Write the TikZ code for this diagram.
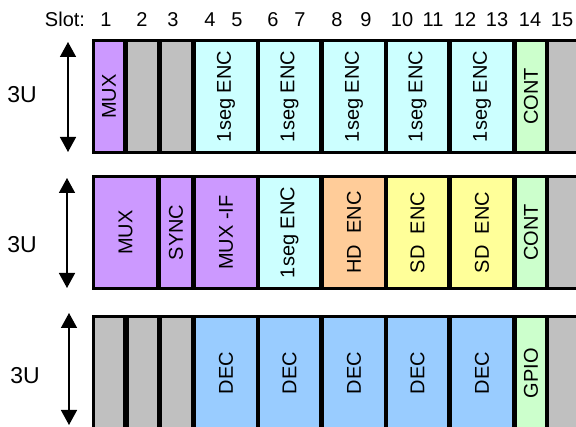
\documentclass[tikz,border=0pt]{standalone}
\usepackage{fontspec}
\setmainfont{Liberation Sans}
\usetikzlibrary{arrows.meta}

\definecolor{muxcol}{HTML}{CC99FF}
\definecolor{emptycol}{HTML}{C0C0C0}
\definecolor{segcol}{HTML}{CCFFFF}
\definecolor{contcol}{HTML}{CCFFCC}
\definecolor{hdcol}{HTML}{FFCC99}
\definecolor{sdcol}{HTML}{FFFF99}
\definecolor{deccol}{HTML}{99CCFF}

\begin{document}
\begin{tikzpicture}[x=1pt, y=-1pt,
        card/.style={rectangle, rotate=90, inner sep=0pt, minimum width=109pt, font=\fontsize{20}{24}\selectfont},
        slotnum/.style={anchor=base, inner sep=0pt, font=\fontsize{20}{24}\selectfont},
        rackheight/.style={line width=1.5pt, {Triangle[width=16pt, length=15pt]}-{Triangle[width=16pt, length=15pt]}},
        ulabel/.style={font=\fontsize{23}{26}\selectfont}]
        \clip (0,0) rectangle (576,427);

        % slot numbers
        \node[slotnum] (slot) at (65,27) {Slot:};
        \foreach \n/\xx in {1/106, 2/142, 3/173, 4/210, 5/237, 6/273, 7/300, 8/337, 9/366, 10/402, 11/433, 12/465, 13/497, 14/530, 15/562}
            \node[slotnum] (s\n) at (\xx,27) {\n};

        % racks
        \fill (92,39) rectangle (600,154);
        \fill (92,175) rectangle (600,290);
        \fill (92,315) rectangle (600,440);

        % upper rack
        \foreach \l/\r/\c/\t [count=\i] in {95/123/muxcol/MUX, 128/157/emptycol/{}, 162/191/emptycol/{}, 196/256/segcol/1seg ENC, 260/319/segcol/1seg ENC, 324/384/segcol/1seg ENC, 388/447/segcol/1seg ENC, 452/512/segcol/1seg ENC, 517/545/contcol/CONT, 549/600/emptycol/{}}
            \node[card, fill=\c, minimum height={(\r-\l)*1pt}] (a\i) at ({(\l+\r)/2},96.5) {\t};

        % middle rack
        \foreach \l/\r/\c/\t [count=\i] in {95/156/muxcol/MUX, 161/191/muxcol/SYNC, 196/256/muxcol/MUX -IF, 260/319/segcol/1seg ENC, 324/384/hdcol/HD~~ENC, 388/447/sdcol/SD~~ENC, 452/512/sdcol/SD~~ENC, 517/545/contcol/CONT, 549/600/emptycol/{}}
            \node[card, fill=\c, minimum height={(\r-\l)*1pt}] (b\i) at ({(\l+\r)/2},232.5) {\t};

        % lower rack
        \foreach \l/\r/\c/\t [count=\i] in {95/123/emptycol/{}, 129/157/emptycol/{}, 162/191/emptycol/{}, 196/256/deccol/DEC, 260/319/deccol/DEC, 324/384/deccol/DEC, 388/447/deccol/DEC, 452/512/deccol/DEC, 517/545/contcol/GPIO, 549/600/emptycol/{}}
            \node[card, fill=\c, minimum height={(\r-\l)*1pt}] (c\i) at ({(\l+\r)/2},373) {\t};

        % rack heights
        \coordinate (up1) at (68,42);  \coordinate (dn1) at (68,152);
        \coordinate (up2) at (67,178); \coordinate (dn2) at (67,288);
        \coordinate (up3) at (69,313); \coordinate (dn3) at (69,425);
        \draw[rackheight] (up1) -- (dn1);
        \draw[rackheight] (up2) -- (dn2);
        \draw[rackheight] (up3) -- (dn3);

        \node[ulabel] (h1) at (22,95) {3U};
        \node[ulabel] (h2) at (22,245) {3U};
        \node[ulabel] (h3) at (25,376) {3U};
\end{tikzpicture}
\end{document}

Goal of the exercise: Write the listing out a second time exactly, dropping all images.

Task response:
Write the TikZ code for this diagram.
\documentclass[tikz,border=0pt]{standalone}
\usepackage{fontspec}
\setmainfont{Liberation Sans}
\usetikzlibrary{arrows.meta}

\definecolor{muxcol}{HTML}{CC99FF}
\definecolor{emptycol}{HTML}{C0C0C0}
\definecolor{segcol}{HTML}{CCFFFF}
\definecolor{contcol}{HTML}{CCFFCC}
\definecolor{hdcol}{HTML}{FFCC99}
\definecolor{sdcol}{HTML}{FFFF99}
\definecolor{deccol}{HTML}{99CCFF}

\begin{document}
\begin{tikzpicture}[x=1pt, y=-1pt,
        card/.style={rectangle, rotate=90, inner sep=0pt, minimum width=109pt, font=\fontsize{20}{24}\selectfont},
        slotnum/.style={anchor=base, inner sep=0pt, font=\fontsize{20}{24}\selectfont},
        rackheight/.style={line width=1.5pt, {Triangle[width=16pt, length=15pt]}-{Triangle[width=16pt, length=15pt]}},
        ulabel/.style={font=\fontsize{23}{26}\selectfont}]
        \clip (0,0) rectangle (576,427);

        % slot numbers
        \node[slotnum] (slot) at (65,27) {Slot:};
        \foreach \n/\xx in {1/106, 2/142, 3/173, 4/210, 5/237, 6/273, 7/300, 8/337, 9/366, 10/402, 11/433, 12/465, 13/497, 14/530, 15/562}
            \node[slotnum] (s\n) at (\xx,27) {\n};

        % racks
        \fill (92,39) rectangle (600,154);
        \fill (92,175) rectangle (600,290);
        \fill (92,315) rectangle (600,440);

        % upper rack
        \foreach \l/\r/\c/\t [count=\i] in {95/123/muxcol/MUX, 128/157/emptycol/{}, 162/191/emptycol/{}, 196/256/segcol/1seg ENC, 260/319/segcol/1seg ENC, 324/384/segcol/1seg ENC, 388/447/segcol/1seg ENC, 452/512/segcol/1seg ENC, 517/545/contcol/CONT, 549/600/emptycol/{}}
            \node[card, fill=\c, minimum height={(\r-\l)*1pt}] (a\i) at ({(\l+\r)/2},96.5) {\t};

        % middle rack
        \foreach \l/\r/\c/\t [count=\i] in {95/156/muxcol/MUX, 161/191/muxcol/SYNC, 196/256/muxcol/MUX -IF, 260/319/segcol/1seg ENC, 324/384/hdcol/HD~~ENC, 388/447/sdcol/SD~~ENC, 452/512/sdcol/SD~~ENC, 517/545/contcol/CONT, 549/600/emptycol/{}}
            \node[card, fill=\c, minimum height={(\r-\l)*1pt}] (b\i) at ({(\l+\r)/2},232.5) {\t};

        % lower rack
        \foreach \l/\r/\c/\t [count=\i] in {95/123/emptycol/{}, 129/157/emptycol/{}, 162/191/emptycol/{}, 196/256/deccol/DEC, 260/319/deccol/DEC, 324/384/deccol/DEC, 388/447/deccol/DEC, 452/512/deccol/DEC, 517/545/contcol/GPIO, 549/600/emptycol/{}}
            \node[card, fill=\c, minimum height={(\r-\l)*1pt}] (c\i) at ({(\l+\r)/2},373) {\t};

        % rack heights
        \coordinate (up1) at (68,42);  \coordinate (dn1) at (68,152);
        \coordinate (up2) at (67,178); \coordinate (dn2) at (67,288);
        \coordinate (up3) at (69,313); \coordinate (dn3) at (69,425);
        \draw[rackheight] (up1) -- (dn1);
        \draw[rackheight] (up2) -- (dn2);
        \draw[rackheight] (up3) -- (dn3);

        \node[ulabel] (h1) at (22,95) {3U};
        \node[ulabel] (h2) at (22,245) {3U};
        \node[ulabel] (h3) at (25,376) {3U};
\end{tikzpicture}
\end{document}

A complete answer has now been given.